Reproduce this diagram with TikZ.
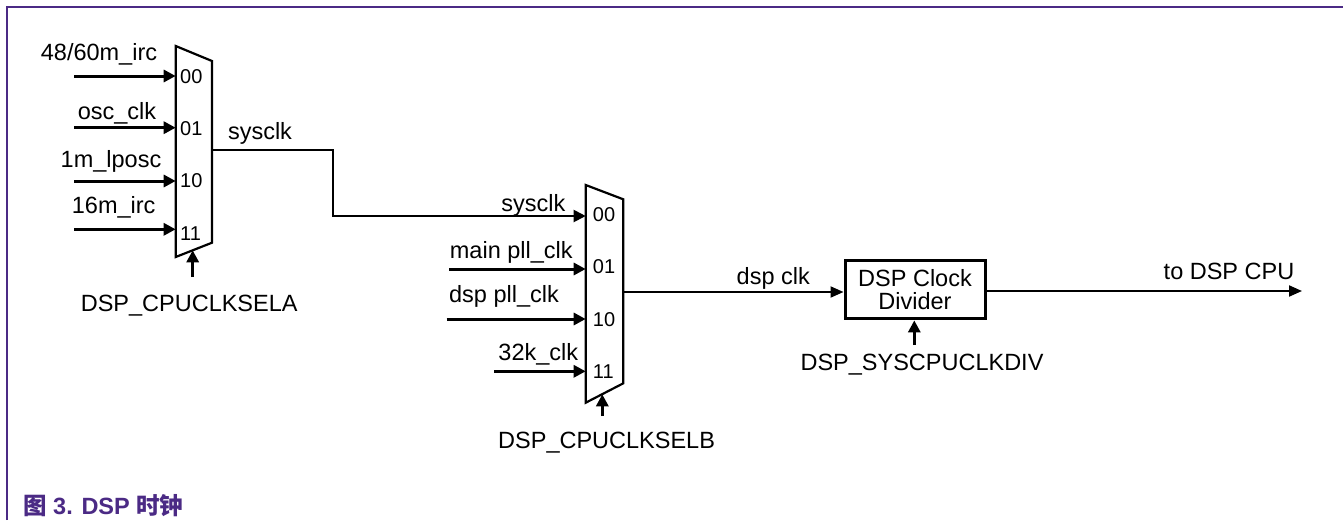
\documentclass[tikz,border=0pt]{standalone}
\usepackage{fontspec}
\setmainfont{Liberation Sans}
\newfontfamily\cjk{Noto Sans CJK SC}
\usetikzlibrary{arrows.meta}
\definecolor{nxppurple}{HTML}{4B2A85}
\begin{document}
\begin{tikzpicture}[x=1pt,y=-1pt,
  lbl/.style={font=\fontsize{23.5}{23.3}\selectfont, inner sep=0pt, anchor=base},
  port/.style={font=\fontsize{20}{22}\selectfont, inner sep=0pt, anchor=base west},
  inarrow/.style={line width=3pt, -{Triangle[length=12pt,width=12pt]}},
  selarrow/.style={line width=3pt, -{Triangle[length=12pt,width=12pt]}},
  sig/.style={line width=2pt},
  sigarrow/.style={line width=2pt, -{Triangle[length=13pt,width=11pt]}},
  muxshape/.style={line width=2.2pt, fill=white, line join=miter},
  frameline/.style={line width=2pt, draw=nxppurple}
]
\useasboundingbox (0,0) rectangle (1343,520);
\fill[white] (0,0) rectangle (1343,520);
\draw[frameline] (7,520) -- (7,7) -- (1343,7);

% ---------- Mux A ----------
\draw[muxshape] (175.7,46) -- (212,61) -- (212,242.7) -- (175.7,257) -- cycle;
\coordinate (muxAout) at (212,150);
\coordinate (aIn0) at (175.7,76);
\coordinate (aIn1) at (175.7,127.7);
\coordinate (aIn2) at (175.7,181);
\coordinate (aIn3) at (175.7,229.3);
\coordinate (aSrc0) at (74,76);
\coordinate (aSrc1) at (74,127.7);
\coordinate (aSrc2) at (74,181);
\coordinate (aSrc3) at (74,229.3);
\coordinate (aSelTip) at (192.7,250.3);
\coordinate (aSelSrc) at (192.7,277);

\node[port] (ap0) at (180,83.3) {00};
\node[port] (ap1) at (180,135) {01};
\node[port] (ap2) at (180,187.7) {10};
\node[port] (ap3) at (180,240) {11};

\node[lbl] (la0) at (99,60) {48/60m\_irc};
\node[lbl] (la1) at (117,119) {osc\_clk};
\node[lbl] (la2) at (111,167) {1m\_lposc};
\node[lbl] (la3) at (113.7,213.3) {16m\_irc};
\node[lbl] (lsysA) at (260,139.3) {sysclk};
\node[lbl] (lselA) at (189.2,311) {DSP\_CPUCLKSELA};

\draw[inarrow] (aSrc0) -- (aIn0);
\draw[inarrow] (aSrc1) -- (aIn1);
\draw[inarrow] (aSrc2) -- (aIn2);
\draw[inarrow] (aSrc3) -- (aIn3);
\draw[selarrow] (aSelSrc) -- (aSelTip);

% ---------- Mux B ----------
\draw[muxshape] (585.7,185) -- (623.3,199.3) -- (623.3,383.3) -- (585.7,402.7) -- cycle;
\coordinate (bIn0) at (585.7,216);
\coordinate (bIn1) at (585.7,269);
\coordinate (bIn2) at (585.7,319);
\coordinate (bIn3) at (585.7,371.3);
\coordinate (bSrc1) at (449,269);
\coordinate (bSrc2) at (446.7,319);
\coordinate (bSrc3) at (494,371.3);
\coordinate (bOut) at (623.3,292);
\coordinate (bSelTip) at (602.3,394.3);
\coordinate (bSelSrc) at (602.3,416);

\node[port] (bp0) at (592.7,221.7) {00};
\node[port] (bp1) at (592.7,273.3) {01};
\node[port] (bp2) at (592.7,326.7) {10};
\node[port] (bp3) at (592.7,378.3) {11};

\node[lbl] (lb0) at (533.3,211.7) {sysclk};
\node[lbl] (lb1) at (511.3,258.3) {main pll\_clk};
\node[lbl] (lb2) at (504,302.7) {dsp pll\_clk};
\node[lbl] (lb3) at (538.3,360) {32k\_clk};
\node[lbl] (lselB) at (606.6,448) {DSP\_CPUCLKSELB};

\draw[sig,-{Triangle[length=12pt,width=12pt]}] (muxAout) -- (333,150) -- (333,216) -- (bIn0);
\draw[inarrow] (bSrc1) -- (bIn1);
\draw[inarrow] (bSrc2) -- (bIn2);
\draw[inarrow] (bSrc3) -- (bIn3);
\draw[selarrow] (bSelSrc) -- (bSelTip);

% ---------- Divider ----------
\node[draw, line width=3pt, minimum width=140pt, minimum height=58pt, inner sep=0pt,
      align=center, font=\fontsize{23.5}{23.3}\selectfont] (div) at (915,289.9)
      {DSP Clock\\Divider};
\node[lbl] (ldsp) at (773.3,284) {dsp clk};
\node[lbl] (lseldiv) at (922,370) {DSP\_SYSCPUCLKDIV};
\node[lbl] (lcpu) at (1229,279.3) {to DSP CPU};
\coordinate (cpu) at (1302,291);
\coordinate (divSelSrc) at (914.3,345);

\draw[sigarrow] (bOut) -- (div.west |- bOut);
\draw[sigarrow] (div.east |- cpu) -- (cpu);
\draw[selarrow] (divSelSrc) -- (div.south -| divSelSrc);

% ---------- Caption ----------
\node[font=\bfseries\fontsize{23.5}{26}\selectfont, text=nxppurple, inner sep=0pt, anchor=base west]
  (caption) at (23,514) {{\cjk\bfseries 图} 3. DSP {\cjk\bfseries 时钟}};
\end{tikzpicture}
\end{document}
━━━━━━━━━━━━━━━━━━━━━━━━━━━━━━
» **Directions for this task**
Quote each line of the listing exactly, but leave the pictures out.

» **Finished answer**
Reproduce this diagram with TikZ.
\documentclass[tikz,border=0pt]{standalone}
\usepackage{fontspec}
\setmainfont{Liberation Sans}
\newfontfamily\cjk{Noto Sans CJK SC}
\usetikzlibrary{arrows.meta}
\definecolor{nxppurple}{HTML}{4B2A85}
\begin{document}
\begin{tikzpicture}[x=1pt,y=-1pt,
  lbl/.style={font=\fontsize{23.5}{23.3}\selectfont, inner sep=0pt, anchor=base},
  port/.style={font=\fontsize{20}{22}\selectfont, inner sep=0pt, anchor=base west},
  inarrow/.style={line width=3pt, -{Triangle[length=12pt,width=12pt]}},
  selarrow/.style={line width=3pt, -{Triangle[length=12pt,width=12pt]}},
  sig/.style={line width=2pt},
  sigarrow/.style={line width=2pt, -{Triangle[length=13pt,width=11pt]}},
  muxshape/.style={line width=2.2pt, fill=white, line join=miter},
  frameline/.style={line width=2pt, draw=nxppurple}
]
\useasboundingbox (0,0) rectangle (1343,520);
\fill[white] (0,0) rectangle (1343,520);
\draw[frameline] (7,520) -- (7,7) -- (1343,7);

% ---------- Mux A ----------
\draw[muxshape] (175.7,46) -- (212,61) -- (212,242.7) -- (175.7,257) -- cycle;
\coordinate (muxAout) at (212,150);
\coordinate (aIn0) at (175.7,76);
\coordinate (aIn1) at (175.7,127.7);
\coordinate (aIn2) at (175.7,181);
\coordinate (aIn3) at (175.7,229.3);
\coordinate (aSrc0) at (74,76);
\coordinate (aSrc1) at (74,127.7);
\coordinate (aSrc2) at (74,181);
\coordinate (aSrc3) at (74,229.3);
\coordinate (aSelTip) at (192.7,250.3);
\coordinate (aSelSrc) at (192.7,277);

\node[port] (ap0) at (180,83.3) {00};
\node[port] (ap1) at (180,135) {01};
\node[port] (ap2) at (180,187.7) {10};
\node[port] (ap3) at (180,240) {11};

\node[lbl] (la0) at (99,60) {48/60m\_irc};
\node[lbl] (la1) at (117,119) {osc\_clk};
\node[lbl] (la2) at (111,167) {1m\_lposc};
\node[lbl] (la3) at (113.7,213.3) {16m\_irc};
\node[lbl] (lsysA) at (260,139.3) {sysclk};
\node[lbl] (lselA) at (189.2,311) {DSP\_CPUCLKSELA};

\draw[inarrow] (aSrc0) -- (aIn0);
\draw[inarrow] (aSrc1) -- (aIn1);
\draw[inarrow] (aSrc2) -- (aIn2);
\draw[inarrow] (aSrc3) -- (aIn3);
\draw[selarrow] (aSelSrc) -- (aSelTip);

% ---------- Mux B ----------
\draw[muxshape] (585.7,185) -- (623.3,199.3) -- (623.3,383.3) -- (585.7,402.7) -- cycle;
\coordinate (bIn0) at (585.7,216);
\coordinate (bIn1) at (585.7,269);
\coordinate (bIn2) at (585.7,319);
\coordinate (bIn3) at (585.7,371.3);
\coordinate (bSrc1) at (449,269);
\coordinate (bSrc2) at (446.7,319);
\coordinate (bSrc3) at (494,371.3);
\coordinate (bOut) at (623.3,292);
\coordinate (bSelTip) at (602.3,394.3);
\coordinate (bSelSrc) at (602.3,416);

\node[port] (bp0) at (592.7,221.7) {00};
\node[port] (bp1) at (592.7,273.3) {01};
\node[port] (bp2) at (592.7,326.7) {10};
\node[port] (bp3) at (592.7,378.3) {11};

\node[lbl] (lb0) at (533.3,211.7) {sysclk};
\node[lbl] (lb1) at (511.3,258.3) {main pll\_clk};
\node[lbl] (lb2) at (504,302.7) {dsp pll\_clk};
\node[lbl] (lb3) at (538.3,360) {32k\_clk};
\node[lbl] (lselB) at (606.6,448) {DSP\_CPUCLKSELB};

\draw[sig,-{Triangle[length=12pt,width=12pt]}] (muxAout) -- (333,150) -- (333,216) -- (bIn0);
\draw[inarrow] (bSrc1) -- (bIn1);
\draw[inarrow] (bSrc2) -- (bIn2);
\draw[inarrow] (bSrc3) -- (bIn3);
\draw[selarrow] (bSelSrc) -- (bSelTip);

% ---------- Divider ----------
\node[draw, line width=3pt, minimum width=140pt, minimum height=58pt, inner sep=0pt,
      align=center, font=\fontsize{23.5}{23.3}\selectfont] (div) at (915,289.9)
      {DSP Clock\\Divider};
\node[lbl] (ldsp) at (773.3,284) {dsp clk};
\node[lbl] (lseldiv) at (922,370) {DSP\_SYSCPUCLKDIV};
\node[lbl] (lcpu) at (1229,279.3) {to DSP CPU};
\coordinate (cpu) at (1302,291);
\coordinate (divSelSrc) at (914.3,345);

\draw[sigarrow] (bOut) -- (div.west |- bOut);
\draw[sigarrow] (div.east |- cpu) -- (cpu);
\draw[selarrow] (divSelSrc) -- (div.south -| divSelSrc);

% ---------- Caption ----------
\node[font=\bfseries\fontsize{23.5}{26}\selectfont, text=nxppurple, inner sep=0pt, anchor=base west]
  (caption) at (23,514) {{\cjk\bfseries 图} 3. DSP {\cjk\bfseries 时钟}};
\end{tikzpicture}
\end{document}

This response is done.